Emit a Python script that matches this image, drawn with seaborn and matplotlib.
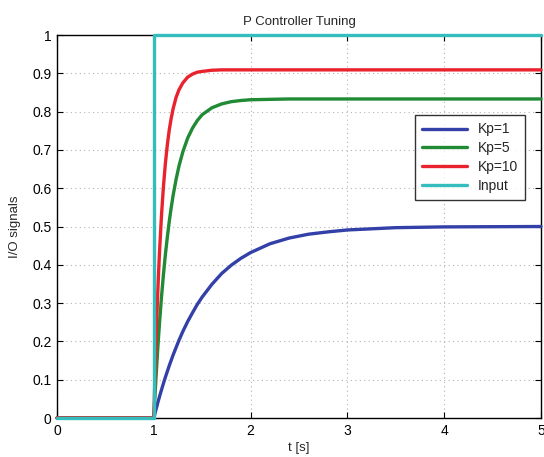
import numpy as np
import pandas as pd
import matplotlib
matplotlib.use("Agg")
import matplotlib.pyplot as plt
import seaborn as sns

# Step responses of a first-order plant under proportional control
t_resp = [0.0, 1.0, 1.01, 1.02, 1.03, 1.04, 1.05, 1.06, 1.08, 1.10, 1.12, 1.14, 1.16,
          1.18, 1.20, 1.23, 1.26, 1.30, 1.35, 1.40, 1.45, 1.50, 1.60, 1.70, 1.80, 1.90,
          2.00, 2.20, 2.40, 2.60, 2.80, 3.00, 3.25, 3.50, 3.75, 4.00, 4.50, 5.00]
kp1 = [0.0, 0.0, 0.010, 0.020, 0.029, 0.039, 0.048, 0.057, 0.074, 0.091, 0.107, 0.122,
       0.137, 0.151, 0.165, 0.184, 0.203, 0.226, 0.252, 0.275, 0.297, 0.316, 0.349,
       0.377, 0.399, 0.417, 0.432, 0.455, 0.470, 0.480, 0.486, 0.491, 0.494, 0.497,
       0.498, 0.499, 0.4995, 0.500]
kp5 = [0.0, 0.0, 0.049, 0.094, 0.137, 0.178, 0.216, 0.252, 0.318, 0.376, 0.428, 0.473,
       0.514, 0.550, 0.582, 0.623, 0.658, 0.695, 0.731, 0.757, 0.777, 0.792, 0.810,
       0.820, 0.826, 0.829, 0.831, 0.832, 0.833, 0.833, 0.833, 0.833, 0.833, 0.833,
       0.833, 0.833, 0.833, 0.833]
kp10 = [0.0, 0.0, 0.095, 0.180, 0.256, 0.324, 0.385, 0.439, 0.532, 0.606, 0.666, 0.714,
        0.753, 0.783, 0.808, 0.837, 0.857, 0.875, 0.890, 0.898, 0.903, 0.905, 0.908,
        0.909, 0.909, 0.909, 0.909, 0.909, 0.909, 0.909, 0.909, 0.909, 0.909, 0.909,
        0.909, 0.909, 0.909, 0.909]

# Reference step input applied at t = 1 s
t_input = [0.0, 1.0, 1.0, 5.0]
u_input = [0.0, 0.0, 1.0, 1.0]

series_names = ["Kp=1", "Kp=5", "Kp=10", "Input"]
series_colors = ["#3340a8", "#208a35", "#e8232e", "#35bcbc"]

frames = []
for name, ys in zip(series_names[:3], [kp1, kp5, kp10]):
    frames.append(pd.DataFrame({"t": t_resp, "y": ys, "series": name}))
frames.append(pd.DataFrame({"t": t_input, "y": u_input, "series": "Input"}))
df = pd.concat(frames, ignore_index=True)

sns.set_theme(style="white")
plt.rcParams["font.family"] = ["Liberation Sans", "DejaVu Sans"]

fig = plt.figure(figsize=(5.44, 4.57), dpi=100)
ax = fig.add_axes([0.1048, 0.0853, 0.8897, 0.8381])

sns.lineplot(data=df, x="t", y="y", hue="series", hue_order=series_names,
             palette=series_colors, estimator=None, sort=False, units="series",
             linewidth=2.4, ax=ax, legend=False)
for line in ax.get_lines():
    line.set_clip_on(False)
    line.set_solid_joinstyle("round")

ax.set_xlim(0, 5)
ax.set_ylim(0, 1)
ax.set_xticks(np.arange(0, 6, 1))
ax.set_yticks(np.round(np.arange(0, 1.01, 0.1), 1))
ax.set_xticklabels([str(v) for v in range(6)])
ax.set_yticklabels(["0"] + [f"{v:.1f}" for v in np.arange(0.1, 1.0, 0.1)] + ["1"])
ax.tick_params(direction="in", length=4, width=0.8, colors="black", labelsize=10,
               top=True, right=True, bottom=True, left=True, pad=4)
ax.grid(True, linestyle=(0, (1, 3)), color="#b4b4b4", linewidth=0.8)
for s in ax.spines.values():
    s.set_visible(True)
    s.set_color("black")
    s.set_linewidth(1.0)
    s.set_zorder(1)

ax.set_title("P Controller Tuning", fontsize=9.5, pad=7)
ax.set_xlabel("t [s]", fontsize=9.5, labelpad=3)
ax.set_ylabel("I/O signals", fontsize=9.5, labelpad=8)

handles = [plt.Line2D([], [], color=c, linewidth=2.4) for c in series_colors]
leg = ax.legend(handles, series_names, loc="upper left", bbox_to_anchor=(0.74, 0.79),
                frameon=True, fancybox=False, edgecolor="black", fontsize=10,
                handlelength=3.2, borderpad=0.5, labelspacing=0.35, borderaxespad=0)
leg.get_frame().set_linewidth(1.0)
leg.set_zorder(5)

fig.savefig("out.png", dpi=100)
* * *
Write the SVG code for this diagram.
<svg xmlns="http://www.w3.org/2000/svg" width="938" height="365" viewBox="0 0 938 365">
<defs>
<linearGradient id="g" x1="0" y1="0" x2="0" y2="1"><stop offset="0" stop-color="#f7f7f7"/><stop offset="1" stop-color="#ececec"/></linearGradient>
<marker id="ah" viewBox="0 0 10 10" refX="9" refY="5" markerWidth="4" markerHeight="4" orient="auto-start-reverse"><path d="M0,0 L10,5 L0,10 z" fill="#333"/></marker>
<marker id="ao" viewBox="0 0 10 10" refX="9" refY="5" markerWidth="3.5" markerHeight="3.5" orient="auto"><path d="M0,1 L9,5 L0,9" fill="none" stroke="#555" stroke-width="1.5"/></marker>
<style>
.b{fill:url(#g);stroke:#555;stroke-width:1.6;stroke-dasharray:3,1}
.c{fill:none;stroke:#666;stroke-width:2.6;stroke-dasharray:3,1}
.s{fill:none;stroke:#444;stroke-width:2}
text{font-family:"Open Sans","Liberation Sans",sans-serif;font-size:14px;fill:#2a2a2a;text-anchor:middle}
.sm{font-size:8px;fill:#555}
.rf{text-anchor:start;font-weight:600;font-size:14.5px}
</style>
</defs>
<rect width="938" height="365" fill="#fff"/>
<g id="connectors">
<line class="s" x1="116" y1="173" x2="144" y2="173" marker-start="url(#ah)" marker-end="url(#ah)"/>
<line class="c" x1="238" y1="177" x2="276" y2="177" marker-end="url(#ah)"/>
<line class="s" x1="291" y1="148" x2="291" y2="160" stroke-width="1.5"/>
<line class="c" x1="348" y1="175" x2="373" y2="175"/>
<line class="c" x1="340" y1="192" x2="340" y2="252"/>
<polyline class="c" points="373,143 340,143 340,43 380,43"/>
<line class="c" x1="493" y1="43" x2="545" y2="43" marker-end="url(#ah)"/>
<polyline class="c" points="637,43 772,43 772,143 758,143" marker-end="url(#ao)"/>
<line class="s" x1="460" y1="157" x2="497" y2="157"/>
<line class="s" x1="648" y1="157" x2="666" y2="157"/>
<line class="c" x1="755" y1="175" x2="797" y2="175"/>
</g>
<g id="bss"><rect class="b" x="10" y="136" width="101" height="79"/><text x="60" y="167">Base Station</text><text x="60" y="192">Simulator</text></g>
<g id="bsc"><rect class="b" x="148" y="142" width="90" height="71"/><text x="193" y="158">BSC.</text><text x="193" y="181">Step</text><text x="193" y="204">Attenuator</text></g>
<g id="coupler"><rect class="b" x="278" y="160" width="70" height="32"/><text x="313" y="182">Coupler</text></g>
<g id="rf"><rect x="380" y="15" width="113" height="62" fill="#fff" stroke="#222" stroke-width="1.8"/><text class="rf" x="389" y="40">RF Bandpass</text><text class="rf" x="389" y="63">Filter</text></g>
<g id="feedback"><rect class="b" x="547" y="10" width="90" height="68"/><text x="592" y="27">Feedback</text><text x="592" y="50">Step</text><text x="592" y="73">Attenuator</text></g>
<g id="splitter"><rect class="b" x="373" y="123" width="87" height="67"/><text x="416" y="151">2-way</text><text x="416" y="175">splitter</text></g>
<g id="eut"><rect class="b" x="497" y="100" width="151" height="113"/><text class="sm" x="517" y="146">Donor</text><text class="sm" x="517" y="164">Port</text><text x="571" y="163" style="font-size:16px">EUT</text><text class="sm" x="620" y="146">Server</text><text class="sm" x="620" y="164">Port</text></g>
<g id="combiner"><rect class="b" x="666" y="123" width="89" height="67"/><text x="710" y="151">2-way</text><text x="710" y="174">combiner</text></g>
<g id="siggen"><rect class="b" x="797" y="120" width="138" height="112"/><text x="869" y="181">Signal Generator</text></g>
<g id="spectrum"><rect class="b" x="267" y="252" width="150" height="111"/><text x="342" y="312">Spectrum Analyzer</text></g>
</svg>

**EXERCISE**
Except for the pictures, write out exactly the lines from the line that contains "Emit a Python" through the line that contains "import seaborn as sns", including both.

**SOLUTION FOR THIS PROBLEM**
Emit a Python script that matches this image, drawn with seaborn and matplotlib.
import numpy as np
import pandas as pd
import matplotlib
matplotlib.use("Agg")
import matplotlib.pyplot as plt
import seaborn as sns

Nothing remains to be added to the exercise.